Moore is suing Cohen, CBS and Showtime for defamation, intentional infliction of emotional distress and fraud after an unflattering appearance in a 2018 episode that mocked his allegations of sexual misconduct. He said he was tricked into the interview. In dismissing the lawsuit, the U.S. Court of Appeals for the 2nd Circuit in Manhattan upheld a lower court’s decision. Neither Moore nor Cohen’s representatives responded to The Washington Post’s request for comment.

On Who’s America?, Cohen disguises himself to talk to (and impersonate) American politicians and conservative figures. In the episode in question, Cohen impersonates fictional Israeli counter-terrorism expert Eran Morad and interviews Moore, to whom he presents a wand-like device that he claims can detect “sex offenders and especially pedophiles.” It starts beeping when Cohen waves it at Moore, a reference to a series of investigative Post reports from late 2017 in which several women shared stories about Moore stalking them when they were teenagers, and he was 30 years old. The former judge lost a special election for a Senate seat in December 2017.

Cohen — known for poking fun at prominent figures, often while playing his characters Ali G, Borat Sagdiev and Bruno Gehardt — won the earliest round of the legal battle when a district judge in April 2019 upheld the validity of the consent agreement signed by Moore. and ordered that the libel suit be transferred to New York. Moore earlier said in a statement that he believed he had been flown to Washington to “receive an award for my strong support for Israel.”

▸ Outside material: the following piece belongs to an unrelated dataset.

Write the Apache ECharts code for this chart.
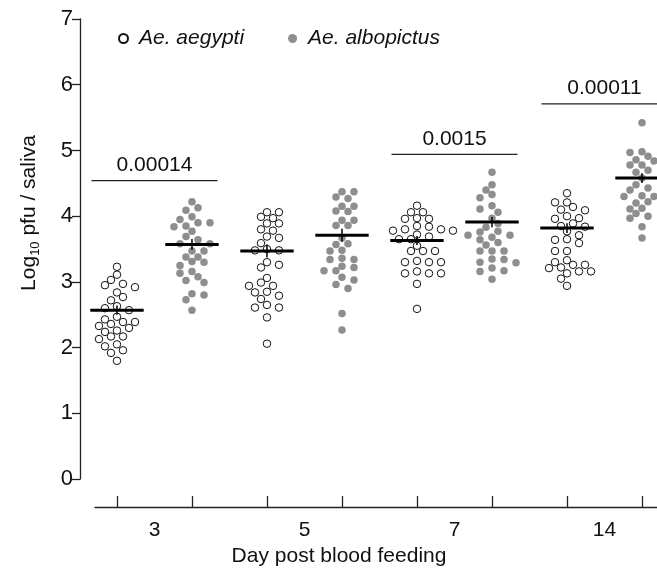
<!DOCTYPE html>
<html><head><meta charset="utf-8">
<script src="https://cdn.jsdelivr.net/npm/echarts@6/dist/echarts.min.js"></script>
<style>html,body{margin:0;padding:0;background:#fff}#c{width:657px;height:572px}</style>
</head><body><div id="c"></div>
<script>
// ---- data ----
const days = ['3', '5', '7', '14'];
const species = ['Ae. aegypti', 'Ae. albopictus'];
const yTicks = [0, 1, 2, 3, 4, 5, 6, 7];

const d3Aeg = [3.23,3.11,2.97,3.03,2.95,2.92,2.84,2.77,2.72,2.60,2.57,2.63,2.54,2.47,2.43,2.39,2.39,2.36,2.30,2.33,2.24,2.26,2.17,2.13,2.17,2.05,2.02,1.96,1.92,1.80];
const d3Alb = [4.22,4.13,4.09,3.99,3.95,3.90,3.85,3.84,3.90,3.77,3.69,3.64,3.58,3.58,3.47,3.47,3.38,3.38,3.31,3.25,3.30,3.16,3.08,3.13,3.02,2.99,2.80,2.82,2.73,2.57];
const d5Aeg = [4.06,4.06,3.99,3.97,3.89,3.89,3.80,3.78,3.67,3.69,3.59,3.50,3.48,3.48,3.30,3.26,3.22,3.06,2.94,2.94,2.99,2.85,2.79,2.84,2.74,2.61,2.61,2.65,2.46,2.06];
const d5Alb = [4.37,4.37,4.29,4.27,4.15,4.15,4.08,4.07,3.94,3.94,3.86,3.86,3.67,3.57,3.58,3.47,3.48,3.36,3.34,3.34,3.22,3.24,3.17,3.17,3.03,3.07,2.96,2.90,2.52,2.27];
const d7Aeg = [4.16,4.06,4.06,3.96,3.96,3.97,3.85,3.84,3.80,3.78,3.78,3.80,3.72,3.69,3.65,3.65,3.55,3.47,3.47,3.47,3.32,3.30,3.30,3.30,3.13,3.16,3.13,3.13,2.97,2.59];
const d7Alb = [4.67,4.48,4.40,4.33,4.28,4.16,4.11,4.06,3.97,3.89,3.83,3.76,3.77,3.68,3.71,3.71,3.64,3.60,3.56,3.47,3.47,3.47,3.34,3.30,3.35,3.29,3.21,3.17,3.16,3.04];
const d14Aeg = [4.35,4.21,4.21,4.14,4.10,4.09,3.97,3.96,4.00,3.89,3.85,3.84,3.77,3.71,3.65,3.64,3.59,3.47,3.47,3.33,3.30,3.26,3.26,3.21,3.16,3.16,3.22,3.13,3.05,2.94];
const d14Alb = [5.42,4.97,4.98,4.91,4.84,4.86,4.75,4.78,4.70,4.78,4.67,4.58,4.48,4.40,4.43,4.31,4.29,4.30,4.30,4.22,4.20,4.16,4.11,4.12,4.04,4.00,3.97,3.84,3.67];

const aegGroups = [d3Aeg, d5Aeg, d7Aeg, d14Aeg];
const albGroups = [d3Alb, d5Alb, d7Alb, d14Alb];
const aegMeans = [2.57, 3.47, 3.63, 3.82];
const albMeans = [3.57, 3.71, 3.91, 4.58];

const pLabels = ['0.00014', '0.0015', '0.00011'];
const pDayIdx = [0, 2, 3];
const pHeights = [4.54, 4.94, 5.71];

// ---- layout helpers ----
const W = 657, H = 572;
const GRID = { left: 95, right: 0, top: 19, bottom: 90 };
const X_MIN = -0.293, X_MAX = 7.2, Y_MIN = 0, Y_MAX = 7;
const xScale = (W - GRID.left - GRID.right) / (X_MAX - X_MIN);
const yScale = (H - GRID.top - GRID.bottom) / (Y_MAX - Y_MIN);
const MEAN_HALF = 0.356, SIG_HALF = 0.84;

function swarm(values, center) {
  const D = 7.4, step = 6;
  const placed = [];
  const out = new Array(values.length);
  const order = values.map((v, i) => i).sort((a, b) => values[b] - values[a]);
  let flip = 1;
  order.forEach(i => {
    const py = values[i] * yScale;
    flip = -flip;
    for (let k = 0; k < 60; k++) {
      const dx = k === 0 ? 0 : flip * (k % 2 ? 1 : -1) * Math.ceil(k / 2) * step;
      if (placed.every(p => (p.dx - dx) ** 2 + (p.py - py) ** 2 >= D * D)) {
        placed.push({ dx, py });
        out[i] = [center + dx / xScale, values[i]];
        break;
      }
    }
  });
  return out;
}
function sem(arr) {
  const m = arr.reduce((a, b) => a + b, 0) / arr.length;
  const v = arr.reduce((a, b) => a + (b - m) ** 2, 0) / (arr.length - 1);
  return Math.sqrt(v / arr.length);
}

const aegData = [], albData = [], meanData = [];
days.forEach((d, i) => {
  aegData.push(...swarm(aegGroups[i], 2 * i));
  albData.push(...swarm(albGroups[i], 2 * i + 1));
  meanData.push([2 * i, aegMeans[i], sem(aegGroups[i])]);
  meanData.push([2 * i + 1, albMeans[i], sem(albGroups[i])]);
});
const sigData = pLabels.map((l, i) => [2 * pDayIdx[i] + 0.5, pHeights[i]]);

const FONT = 'Liberation Sans, Arial, sans-serif';
const AX = '#222';
const chart = echarts.init(document.getElementById('c'), null, { renderer: 'canvas' });
chart.setOption({
  animation: false,
  backgroundColor: '#fff',
  textStyle: { fontFamily: FONT },
  grid: GRID,
  legend: {
    left: 113, top: 23, itemWidth: 9, itemHeight: 9, itemGap: 44,
    selectedMode: false,
    textStyle: { fontSize: 21, fontStyle: 'italic', fontFamily: FONT, color: '#111', padding: [0, 0, 0, 6] },
    data: species.map(s => ({ name: s, icon: 'circle' }))
  },
  xAxis: {
    type: 'value', min: X_MIN, max: X_MAX, offset: 28,
    splitLine: { show: false },
    axisLine: { show: true, onZero: false, lineStyle: { color: AX, width: 1.3 } },
    axisTick: { show: true, inside: true, length: 11, lineStyle: { color: AX, width: 1.3 },
      customValues: days.flatMap((d, i) => [2 * i, 2 * i + 1]) },
    axisLabel: { fontSize: 21, margin: 13, color: '#111', fontFamily: FONT,
      customValues: days.map((d, i) => 2 * i + 0.5),
      formatter: v => days[Math.round((v - 0.5) / 2)] },
    name: 'Day post blood feeding', nameLocation: 'middle', nameGap: 36,
    nameTextStyle: { fontSize: 21, color: '#111', fontFamily: FONT, padding: [0, 74, 0, 0] }
  },
  yAxis: {
    type: 'value', min: Y_MIN, max: Y_MAX, interval: 1, offset: 15,
    splitLine: { show: false },
    axisLine: { show: true, onZero: false, lineStyle: { color: AX, width: 1.3 } },
    axisTick: { show: true, length: 8, lineStyle: { color: AX, width: 1.3 } },
    axisLabel: { fontSize: 22, margin: 7, color: '#111', fontFamily: FONT,
      customValues: yTicks },
    name: '{n|Log}{s|10}{n| pfu / saliva}', nameLocation: 'middle', nameGap: 38,
    nameTextStyle: {
      padding: [0, 0, 0, 72],
      rich: {
        n: { fontSize: 21, color: '#111', fontFamily: FONT, lineHeight: 26 },
        s: { fontSize: 13, color: '#111', fontFamily: FONT, lineHeight: 13, verticalAlign: 'bottom' }
      }
    }
  },
  series: [
    { name: species[0], type: 'scatter', data: aegData, symbol: 'circle', symbolSize: 7.5, z: 2,
      itemStyle: { color: '#fff', borderColor: '#111', borderWidth: 1, opacity: 1 } },
    { name: species[1], type: 'scatter', data: albData, symbol: 'circle', symbolSize: 7.5, z: 2,
      itemStyle: { color: '#8e8e8e', opacity: 1 } },
    { type: 'custom', data: meanData, z: 5, silent: true,
      renderItem: (params, api) => {
        const x = api.value(0), m = api.value(1), s = api.value(2);
        const a = api.coord([x - MEAN_HALF, m]), b = api.coord([x + MEAN_HALF, m]);
        const t = api.coord([x, m + s]), u = api.coord([x, m - s]);
        return { type: 'group', children: [
          { type: 'line', shape: { x1: t[0], y1: t[1], x2: u[0], y2: u[1] }, style: { stroke: '#000', lineWidth: 1.5 } },
          { type: 'line', shape: { x1: a[0], y1: a[1], x2: b[0], y2: b[1] }, style: { stroke: '#000', lineWidth: 3 } }
        ] };
      } },
    { type: 'custom', data: sigData, z: 5, silent: true,
      renderItem: (params, api) => {
        const cx = api.value(0), y = api.value(1);
        const a = api.coord([cx - SIG_HALF, y]), b = api.coord([cx + SIG_HALF, y]);
        return { type: 'group', children: [
          { type: 'line', shape: { x1: a[0], y1: a[1], x2: b[0], y2: b[1] }, style: { stroke: AX, lineWidth: 1.3 } },
          { type: 'text', x: (a[0] + b[0]) / 2, y: a[1] - 5,
            style: { text: pLabels[params.dataIndex], fill: '#111', font: '21px ' + FONT, align: 'center', verticalAlign: 'bottom' } }
        ] };
      } }
  ]
});
</script></body></html>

In July 2021, U.S. District Judge John P. Cronan of New York dismissed the lawsuit, which also contained allegations of emotional distress and fraud by Moore’s wife. Cronan, pointing to the waiver Moore signed before the interview, said Cohen’s claims were “obviously a joke and no reasonable viewer would see it any other way.”

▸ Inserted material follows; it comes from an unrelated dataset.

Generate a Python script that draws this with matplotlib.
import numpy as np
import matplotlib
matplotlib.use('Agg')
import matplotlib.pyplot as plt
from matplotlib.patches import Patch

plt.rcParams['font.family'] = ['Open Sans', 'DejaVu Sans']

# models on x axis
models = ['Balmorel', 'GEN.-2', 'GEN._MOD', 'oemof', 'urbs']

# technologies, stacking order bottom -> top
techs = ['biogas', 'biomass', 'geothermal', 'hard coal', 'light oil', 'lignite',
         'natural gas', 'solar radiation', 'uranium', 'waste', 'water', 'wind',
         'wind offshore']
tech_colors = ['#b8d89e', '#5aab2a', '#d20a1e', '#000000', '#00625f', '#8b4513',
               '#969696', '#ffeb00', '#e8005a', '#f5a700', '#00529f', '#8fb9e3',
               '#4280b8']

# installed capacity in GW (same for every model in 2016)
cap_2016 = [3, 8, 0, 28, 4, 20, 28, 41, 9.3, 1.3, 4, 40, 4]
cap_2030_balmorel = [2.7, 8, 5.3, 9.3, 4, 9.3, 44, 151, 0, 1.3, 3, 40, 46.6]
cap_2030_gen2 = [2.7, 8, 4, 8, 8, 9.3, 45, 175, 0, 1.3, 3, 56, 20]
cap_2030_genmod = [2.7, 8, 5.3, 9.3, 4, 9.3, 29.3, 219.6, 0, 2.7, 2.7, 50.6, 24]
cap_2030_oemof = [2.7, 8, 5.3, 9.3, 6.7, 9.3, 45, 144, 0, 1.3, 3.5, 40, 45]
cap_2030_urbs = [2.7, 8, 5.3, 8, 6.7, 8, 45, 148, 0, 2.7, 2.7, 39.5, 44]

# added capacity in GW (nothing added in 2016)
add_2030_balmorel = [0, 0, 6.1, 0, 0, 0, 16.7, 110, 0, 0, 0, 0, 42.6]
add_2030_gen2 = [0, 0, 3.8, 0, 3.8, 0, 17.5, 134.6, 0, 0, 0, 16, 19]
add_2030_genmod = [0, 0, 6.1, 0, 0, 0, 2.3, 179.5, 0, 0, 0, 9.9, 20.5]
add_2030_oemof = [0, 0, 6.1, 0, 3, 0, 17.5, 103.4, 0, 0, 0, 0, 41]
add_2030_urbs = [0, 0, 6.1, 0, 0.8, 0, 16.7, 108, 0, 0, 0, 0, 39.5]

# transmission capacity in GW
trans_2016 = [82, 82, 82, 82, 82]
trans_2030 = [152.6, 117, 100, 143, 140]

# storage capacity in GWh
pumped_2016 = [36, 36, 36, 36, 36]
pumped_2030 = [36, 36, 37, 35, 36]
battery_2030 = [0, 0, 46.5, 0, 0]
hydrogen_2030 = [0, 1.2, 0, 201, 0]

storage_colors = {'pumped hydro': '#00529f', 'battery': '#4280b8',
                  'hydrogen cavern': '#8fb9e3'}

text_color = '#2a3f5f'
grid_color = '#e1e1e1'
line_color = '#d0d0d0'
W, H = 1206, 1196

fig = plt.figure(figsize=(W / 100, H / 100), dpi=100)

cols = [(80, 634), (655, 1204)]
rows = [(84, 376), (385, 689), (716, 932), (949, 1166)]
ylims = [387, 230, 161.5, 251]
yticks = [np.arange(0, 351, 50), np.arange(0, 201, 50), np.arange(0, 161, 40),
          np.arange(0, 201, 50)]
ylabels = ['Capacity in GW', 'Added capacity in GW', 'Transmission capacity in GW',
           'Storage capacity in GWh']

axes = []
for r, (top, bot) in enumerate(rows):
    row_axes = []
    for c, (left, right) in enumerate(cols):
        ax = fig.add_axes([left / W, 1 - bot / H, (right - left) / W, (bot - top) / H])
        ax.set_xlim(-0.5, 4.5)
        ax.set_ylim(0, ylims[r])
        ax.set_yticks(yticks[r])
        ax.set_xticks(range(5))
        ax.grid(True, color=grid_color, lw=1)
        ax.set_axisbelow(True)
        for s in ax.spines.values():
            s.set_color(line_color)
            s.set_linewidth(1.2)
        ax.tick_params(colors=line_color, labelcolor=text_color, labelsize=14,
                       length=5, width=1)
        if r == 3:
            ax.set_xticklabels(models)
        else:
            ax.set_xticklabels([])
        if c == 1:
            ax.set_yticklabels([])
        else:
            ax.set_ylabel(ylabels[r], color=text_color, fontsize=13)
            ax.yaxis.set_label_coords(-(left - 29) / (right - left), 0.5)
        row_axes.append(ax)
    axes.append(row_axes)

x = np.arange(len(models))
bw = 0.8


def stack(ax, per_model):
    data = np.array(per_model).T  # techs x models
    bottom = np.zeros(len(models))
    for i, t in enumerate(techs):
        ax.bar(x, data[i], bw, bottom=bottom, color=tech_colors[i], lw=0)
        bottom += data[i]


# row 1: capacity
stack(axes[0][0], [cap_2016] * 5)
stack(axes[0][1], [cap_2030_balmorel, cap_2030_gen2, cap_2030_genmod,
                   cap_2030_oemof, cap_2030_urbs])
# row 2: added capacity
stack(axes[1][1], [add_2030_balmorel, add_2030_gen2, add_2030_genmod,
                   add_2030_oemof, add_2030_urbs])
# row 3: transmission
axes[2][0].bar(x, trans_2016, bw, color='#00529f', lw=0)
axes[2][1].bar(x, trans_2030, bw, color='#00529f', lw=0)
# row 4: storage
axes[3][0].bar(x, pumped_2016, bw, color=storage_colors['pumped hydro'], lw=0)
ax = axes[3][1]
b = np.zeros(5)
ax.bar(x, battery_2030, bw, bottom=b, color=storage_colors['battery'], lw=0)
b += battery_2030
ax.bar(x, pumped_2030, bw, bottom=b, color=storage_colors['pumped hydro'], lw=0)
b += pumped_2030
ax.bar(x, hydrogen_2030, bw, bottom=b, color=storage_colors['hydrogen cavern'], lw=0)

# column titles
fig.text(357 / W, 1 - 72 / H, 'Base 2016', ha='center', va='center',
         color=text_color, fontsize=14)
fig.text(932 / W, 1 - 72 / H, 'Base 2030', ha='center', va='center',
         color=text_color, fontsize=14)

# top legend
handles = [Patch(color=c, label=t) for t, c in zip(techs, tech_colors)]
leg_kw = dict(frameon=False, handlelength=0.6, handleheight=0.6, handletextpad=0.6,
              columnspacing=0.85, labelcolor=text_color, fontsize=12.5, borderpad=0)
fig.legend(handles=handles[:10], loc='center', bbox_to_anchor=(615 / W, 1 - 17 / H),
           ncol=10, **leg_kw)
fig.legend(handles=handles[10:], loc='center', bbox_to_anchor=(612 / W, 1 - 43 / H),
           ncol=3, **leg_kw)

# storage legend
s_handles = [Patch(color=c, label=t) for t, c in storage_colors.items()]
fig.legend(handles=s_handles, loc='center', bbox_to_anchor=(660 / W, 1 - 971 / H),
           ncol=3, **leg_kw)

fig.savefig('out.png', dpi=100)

The appeals court’s brief order agreed that “the segment in question is clearly comedic.”

“Baron Cohen may have implied (despite his characteristic denials of any belief that Judge Moore is a pedophile) that he believed Judge Moore’s accusers,” the court filing said, “but he did not allude to the existence of any is an independent factual basis for this belief other than the obviously farcical pedophile detection “device” that no reasonable person could believe was an actual, functioning piece of technology.